Chiesa dello Spirito Santo

Da piazza del Popolo si perviene alla Chiesa dello Spirito Santo, voluta da Alfonso il Magnanimo nel 1452 accanto al Monastero femminile fondato nel 1291 da una dama messinese, Francesca Boccapicciola, sua prima abbadessa. Il monastero godette dei  privilegi di Federico III d’Aragona nel 1303.

Il tempio, inizialmente, fu edificato piccolo e privo di decorazioni, ma, nel tempo, il La Falce e il Tuccari vi realizzarono pregevoli stucchi  in stile barocco, mentre  pittori famosi come Riccio, che dipinse la "Discesa dello Spirito Santo", Paladino, che  dipinse "San Bernardo"  e Filocamo, la "Madonna con San Bernardo", arricchirono notevolmente la chiesa.

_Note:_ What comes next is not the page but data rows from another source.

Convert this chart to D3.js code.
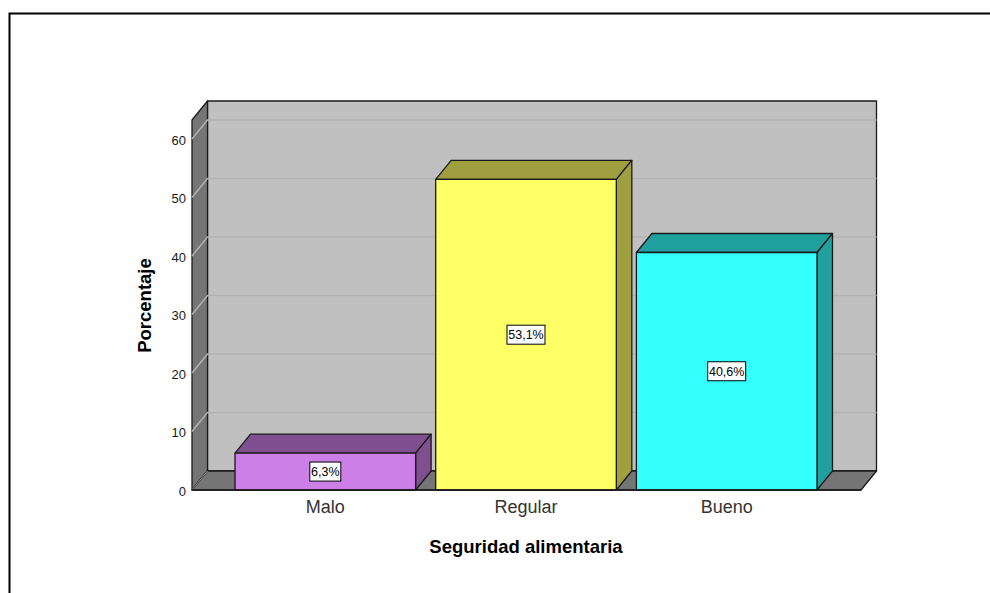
<!DOCTYPE html>
<html>
<head>
<meta charset="utf-8">
<script src="https://cdn.jsdelivr.net/npm/d3@7"></script>
<style>
    html, body { margin: 0; padding: 0; background: #fff; overflow: hidden; }
    svg { display: block; }
    text { font-family: "Liberation Sans", Arial, sans-serif; }
</style>
</head>
<body>
<div id="chart"></div>
<script>
const categories = ['Malo', 'Regular', 'Bueno'];
const percentages = [6.3, 53.1, 40.6];
const yTicks = [0, 10, 20, 30, 40, 50, 60];
const frontColors = ['#cc7fe6', '#ffff66', '#33ffff'];
const darkColors = ['#7f4f8f', '#9f9f3f', '#209f9f'];

const width = 990, height = 593;
const depthX = 15.5, depthY = 19;
const plotLeft = 192, plotRight = 861, plotBottom = 490, plotTop = 120;

const svg = d3.select('#chart').append('svg')
    .attr('width', width)
    .attr('height', height);

const x = d3.scaleBand()
    .domain(categories)
    .range([235, 817])
    .paddingInner(0.1);

const y = d3.scaleLinear()
    .domain([0, 60])
    .range([plotBottom, 139]);

// page frame, runs off the right and bottom edges
svg.append('path')
    .attr('d', `M9.5,${height}V13.5H${width}`)
    .attr('fill', 'none')
    .attr('stroke', '#000')
    .attr('stroke-width', 2);

function poly(points, fill) {
    return svg.append('polygon')
        .attr('points', points.map(p => p.join(',')).join(' '))
        .attr('fill', fill)
        .attr('stroke', '#1a1a1a')
        .attr('stroke-width', 1.3)
        .attr('stroke-linejoin', 'round');
}

// back wall, left wall, floor
poly([[plotLeft + depthX, plotTop - depthY], [plotRight + depthX, plotTop - depthY], [plotRight + depthX, plotBottom - depthY], [plotLeft + depthX, plotBottom - depthY]], '#c0c0c0');
poly([[plotLeft, plotTop], [plotLeft + depthX, plotTop - depthY], [plotLeft + depthX, plotBottom - depthY], [plotLeft, plotBottom]], '#757575');
poly([[plotLeft, plotBottom], [plotLeft + depthX, plotBottom - depthY], [plotRight + depthX, plotBottom - depthY], [plotRight, plotBottom]], '#757575');

// gridlines on the walls
svg.append('g')
    .selectAll('path')
    .data(yTicks.slice(1))
    .enter()
    .append('path')
    .attr('d', d => `M${plotLeft},${y(d)}L${plotLeft + depthX},${y(d) - depthY}H${plotRight + depthX}`)
    .attr('fill', 'none')
    .attr('stroke', '#b2b2b2')
    .attr('stroke-width', 1.5);

// slanted line at the zero level
svg.append('path')
    .attr('d', `M${plotLeft},${y(0)}L${plotLeft + depthX},${y(0) - depthY}`)
    .attr('stroke', '#9a9a9a')
    .attr('stroke-width', 1);

// bars
categories.forEach((cat, i) => {
    const x0 = x(cat), x1 = x0 + x.bandwidth();
    const yTop = y(percentages[i]);
    poly([[x0, yTop], [x0 + depthX, yTop - depthY], [x1 + depthX, yTop - depthY], [x1, yTop]], darkColors[i]);
    poly([[x1, yTop], [x1 + depthX, yTop - depthY], [x1 + depthX, plotBottom - depthY], [x1, plotBottom]], darkColors[i]);
    poly([[x0, yTop], [x1, yTop], [x1, plotBottom], [x0, plotBottom]], frontColors[i]);
});

// front baseline
svg.append('line')
    .attr('x1', plotLeft).attr('x2', plotRight)
    .attr('y1', plotBottom).attr('y2', plotBottom)
    .attr('stroke', '#1a1a1a')
    .attr('stroke-width', 1.5);

// value labels
const labels = svg.append('g')
    .selectAll('g')
    .data(categories)
    .enter()
    .append('g')
    .attr('transform', (d, i) => `translate(${x(d) + x.bandwidth() / 2},${(y(percentages[i]) + plotBottom) / 2})`);

labels.append('rect')
    .attr('x', (d, i) => percentages[i] < 10 ? -15.5 : -19)
    .attr('y', -9.5)
    .attr('width', (d, i) => percentages[i] < 10 ? 31 : 38)
    .attr('height', 19)
    .attr('fill', '#fff')
    .attr('stroke', '#000')
    .attr('stroke-width', 1);

labels.append('text')
    .attr('text-anchor', 'middle')
    .attr('dy', '0.36em')
    .attr('font-size', 12.5)
    .attr('fill', '#000')
    .text((d, i) => percentages[i].toFixed(1).replace('.', ',') + '%');

// axes
const yAxis = svg.append('g')
    .attr('transform', `translate(${plotLeft},0)`)
    .call(d3.axisLeft(y).tickValues(yTicks).tickSize(0).tickPadding(6));
yAxis.select('.domain').remove();
yAxis.selectAll('text')
    .attr('font-size', 13)
    .attr('dy', '0.42em')
    .attr('font-family', '"Liberation Sans", Arial, sans-serif')
    .attr('fill', '#1a1a1a');

const xAxis = svg.append('g')
    .attr('transform', `translate(0,${plotBottom})`)
    .call(d3.axisBottom(x).tickSize(0).tickPadding(10));
xAxis.select('.domain').remove();
xAxis.selectAll('text')
    .attr('font-size', 18)
    .attr('font-family', '"Liberation Sans", Arial, sans-serif')
    .attr('fill', '#333');

// axis titles
svg.append('text')
    .attr('x', 526)
    .attr('y', 552.5)
    .attr('text-anchor', 'middle')
    .attr('font-size', 18.5)
    .attr('font-weight', 'bold')
    .attr('fill', '#000')
    .text('Seguridad alimentaria');

svg.append('text')
    .attr('transform', 'translate(151,305.5) rotate(-90)')
    .attr('text-anchor', 'middle')
    .attr('font-size', 18.5)
    .attr('font-weight', 'bold')
    .attr('fill', '#000')
    .text('Porcentaje');
</script>
</body>
</html>
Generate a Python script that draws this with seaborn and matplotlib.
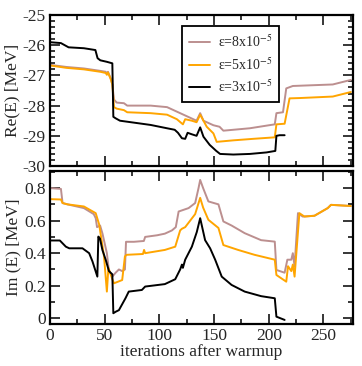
import matplotlib
matplotlib.use("Agg")
import matplotlib.pyplot as plt
import seaborn as sns
from matplotlib.ticker import MultipleLocator, FuncFormatter

sns.set_style("ticks")
plt.rcParams["font.family"] = ["Liberation Serif", "DejaVu Serif"]
plt.rcParams["mathtext.fontset"] = "stix"
plt.rcParams["axes.unicode_minus"] = False

# ── data ───────────────────────────────────────────────────────────────
LABELS = ["ε=8x10$^{-5}$", "ε=5x10$^{-5}$", "ε=3x10$^{-5}$"]
COLORS = ["#bc8f8f", "#ffa500", "black"]

# Re(E), eps = 8e-5
re8_it = [0, 15, 31, 46, 51, 52, 53, 55.5, 57, 58.5, 61, 67.6, 70.6, 92, 107, 113, 122, 131, 134,
          137.3, 140.3, 149.4, 155, 158.5, 167.6, 182.7, 205.5, 207, 213, 216, 222, 258.5, 275]
re8_v = [-26.65, -26.72, -26.77, -26.85, -26.88, -26.95, -26.88, -27.1, -27.3, -27.8, -27.9, -27.92,
         -28.0, -28.0, -28.05, -28.15, -28.3, -28.45, -28.5, -28.25, -28.5, -28.65, -28.7, -28.83,
         -28.8, -28.75, -28.62, -28.25, -28.22, -27.43, -27.35, -27.3, -27.15]
# Re(E), eps = 5e-5
re5_it = [0, 15, 31, 46, 51, 52, 53, 55.5, 57, 58.5, 61, 67.6, 70.6, 92, 107, 116, 121.5, 123.6,
          129.7, 134, 137.3, 143.3, 149.4, 152.4, 167.6, 185.8, 205.5, 207, 214.5, 219, 228, 258.5, 275]
re5_v = [-26.67, -26.75, -26.8, -26.88, -26.92, -26.98, -26.9, -27.12, -27.3, -28.05, -28.1, -28.15,
         -28.22, -28.25, -28.3, -28.45, -28.62, -28.45, -28.5, -28.55, -28.3, -28.7, -28.92, -29.2,
         -29.15, -29.1, -29.05, -28.62, -28.6, -27.76, -27.75, -27.7, -27.55]
# Re(E), eps = 3e-5
re3_it = [0, 10, 17, 31, 41.5, 43.5, 46, 52, 57, 57.9, 60, 64, 70, 80, 92, 107, 114, 117, 120.6,
          123.6, 125.8, 129.7, 134, 137.3, 140.3, 146, 152, 155.5, 167.6, 182.7, 197.9, 206, 207,
          210, 214.5]
re3_v = [-25.9, -25.93, -26.07, -26.1, -26.16, -26.43, -26.5, -26.55, -26.6, -28.37, -28.42, -28.5,
         -28.53, -28.58, -28.64, -28.75, -28.8, -28.9, -29.08, -29.1, -28.9, -28.95, -29.0, -28.72,
         -29.03, -29.3, -29.5, -29.6, -29.62, -29.6, -29.55, -29.5, -29.0, -28.98, -28.98]

# Im(E), eps = 8e-5
im8_it = [0, 10, 11.5, 16, 31, 40, 41.8, 43, 45.8, 48, 52, 53.8, 57, 60, 63, 66, 68.5, 69.5, 76.7,
          85.8, 87, 97.9, 105, 111.5, 115, 117.6, 126.7, 132.7, 135.8, 137.3, 140, 144.8, 154,
          158.5, 166, 178, 193, 205.5, 207, 214.5, 217, 220.6, 222, 223.6, 226.7, 231, 241.8,
          253.9, 256.9, 275]
im8_v = [0.80, 0.795, 0.708, 0.70, 0.677, 0.64, 0.615, 0.56, 0.57, 0.52, 0.40, 0.297, 0.256, 0.28,
         0.30, 0.29, 0.30, 0.47, 0.47, 0.475, 0.50, 0.51, 0.52, 0.54, 0.56, 0.656, 0.677, 0.708,
         0.80, 0.85, 0.80, 0.718, 0.70, 0.595, 0.57, 0.523, 0.48, 0.471, 0.297, 0.28, 0.36, 0.36,
         0.40, 0.32, 0.646, 0.625, 0.63, 0.677, 0.697, 0.69]
# Im(E), eps = 5e-5
im5_it = [0, 10, 11.5, 16, 31, 41.8, 45, 49.4, 52, 53.4, 57, 58.5, 66, 68.5, 70, 85, 86, 87, 105,
          114.5, 119, 120.6, 123.6, 132.7, 137.3, 140, 144.8, 154, 158.5, 172, 187, 205.5, 207, 216,
          217.6, 220.6, 222, 223.6, 228, 232.6, 241.8, 253.9, 256.9, 275]
im5_v = [0.732, 0.73, 0.708, 0.70, 0.687, 0.646, 0.575, 0.38, 0.164, 0.31, 0.24, 0.215, 0.235,
         0.38, 0.39, 0.395, 0.42, 0.40, 0.42, 0.44, 0.54, 0.55, 0.56, 0.64, 0.74, 0.68, 0.605, 0.555,
         0.45, 0.42, 0.39, 0.36, 0.266, 0.225, 0.32, 0.29, 0.33, 0.256, 0.646, 0.625, 0.63, 0.677,
         0.697, 0.69]
# Im(E), eps = 3e-5
im3_it = [0, 9, 14.5, 17.6, 29.7, 35.8, 38.8, 41.2, 43.3, 44.2, 45.7, 47.9, 50.9, 53.9, 57, 57.9,
          60, 63, 69, 72, 84, 87, 105, 114.5, 119, 120.6, 121.5, 123.6, 129.7, 134.2, 137.3, 141.8,
          146.4, 151, 157, 166, 178, 193, 205.5, 207, 214.5]
im3_v = [0.478, 0.478, 0.44, 0.43, 0.43, 0.40, 0.35, 0.30, 0.256, 0.502, 0.49, 0.42, 0.36, 0.29,
         0.27, 0.031, 0.04, 0.05, 0.123, 0.164, 0.174, 0.195, 0.21, 0.24, 0.30, 0.33, 0.31, 0.36,
         0.44, 0.53, 0.615, 0.48, 0.43, 0.36, 0.256, 0.205, 0.164, 0.136, 0.123, 0.01, -0.01]

RE = [(re8_it, re8_v), (re5_it, re5_v), (re3_it, re3_v)]
IM = [(im8_it, im8_v), (im5_it, im5_v), (im3_it, im3_v)]

# ── figure ────────────────────────────────────────────────────────────
fig = plt.figure(figsize=(3.62, 3.66), dpi=100)
ax1 = fig.add_axes([0.1381, 0.5464, 0.837, 0.4126])
ax2 = fig.add_axes([0.1381, 0.1148, 0.837, 0.418])

for (x, y), c, lab in zip(RE, COLORS, LABELS):
    sns.lineplot(x=x, y=y, ax=ax1, color=c, lw=1.4, label=lab, estimator=None, sort=False)
for (x, y), c in zip(IM, COLORS):
    sns.lineplot(x=x, y=y, ax=ax2, color=c, lw=1.4, estimator=None, sort=False, legend=False)

ax1.set_ylim(-30, -25)
ax2.set_ylim(-0.035, 0.905)
for ax in (ax1, ax2):
    ax.set_xlim(0, 277)
    ax.xaxis.set_major_locator(MultipleLocator(50))
    ax.xaxis.set_minor_locator(MultipleLocator(25))
    ax.tick_params(which="both", direction="in", top=True, right=True, width=1.3,
                   labelsize=12.5, pad=3)
    ax.tick_params(which="major", length=7)
    ax.tick_params(which="minor", length=3.5)
    for s in ax.spines.values():
        s.set_linewidth(1.6)
        s.set_color("black")

ax1.yaxis.set_major_locator(MultipleLocator(1))
ax1.yaxis.set_minor_locator(MultipleLocator(0.2))
ax1.tick_params(labelbottom=False)
ax2.yaxis.set_major_locator(MultipleLocator(0.2))
ax2.yaxis.set_minor_locator(MultipleLocator(0.1))
ax2.yaxis.set_major_formatter(FuncFormatter(lambda v, p: f"{v:g}"))

ax1.set_xlabel("")
ax1.set_ylabel("Re(E) [MeV]", fontsize=12.5, labelpad=2)
ax2.set_ylabel("Im (E) [MeV]", fontsize=12.5, labelpad=2)
ax2.set_xlabel("iterations after warmup", fontsize=12.5, labelpad=0)

leg = ax1.legend(loc="upper left", bbox_to_anchor=(0.436, 0.925), fontsize=10, frameon=True,
                 fancybox=False, edgecolor="black", framealpha=1, handlelength=1.5,
                 handletextpad=0.55, labelspacing=0.45, borderpad=0.5, borderaxespad=0)
leg.get_frame().set_linewidth(1.3)

fig.savefig("out.png", dpi=100)
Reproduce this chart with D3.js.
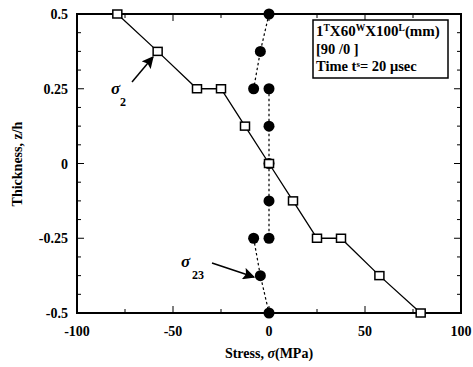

Nel 1867 il monastero fu confiscato dallo Stato e dato in consegna al Comune, che, nel 1895, lo affidò al Canonico Annibale Maria di Francia che lo fece restaurare e adibire a sede di una congregazione di suore, con il compito di assistere le bambine orfane e bisognose.

Nel 1908 il monastero andò quasi distrutto e fu lo stesso Canonico di Francia a curarne la ricostruzione, affidando all’ing. Pasquale Marino l’incarico di redigere

un progetto di riedificazione.

Morto il Canonico di Francia nel 1927, fu riaperto al culto e benedetto da Mons. Angelo Paino.

La sua ricostruzione vide impegnati lo stuccatore e decoratore Giuseppe Fiorino, che

rimodellò gli stucchi alla maniera antica, e, cioè, realizzando tutto sul posto senza forme; il marmista Salvatore Mangano ricostruì gli altari, mettendo assieme i pezzi tra quelli ritrovati sotto le macerie e adattando quelli   mancanti, con altri appositamente ordinati.

Il pittore Ovidio Fonti rifece la "Discesa dello Spirito Santo", eseguendo anche gli affreschi del soffitto. Sul campanile della chiesa è stata poi eretta una statua raffigurante S. Antonio.

Recentemente le suore Figlie del Divino Zelo, dopo un’attenta ricerca nel vecchio monastero, hanno fatto riportare alla luce con l’eliminazione di tutti gli intonaci esistenti, le antiche mura in pietra risalenti al sec. XIV e due ambienti facenti parte di eremitaggi già esistenti in epoca normanna, popolarmente intesi “le camerelle”.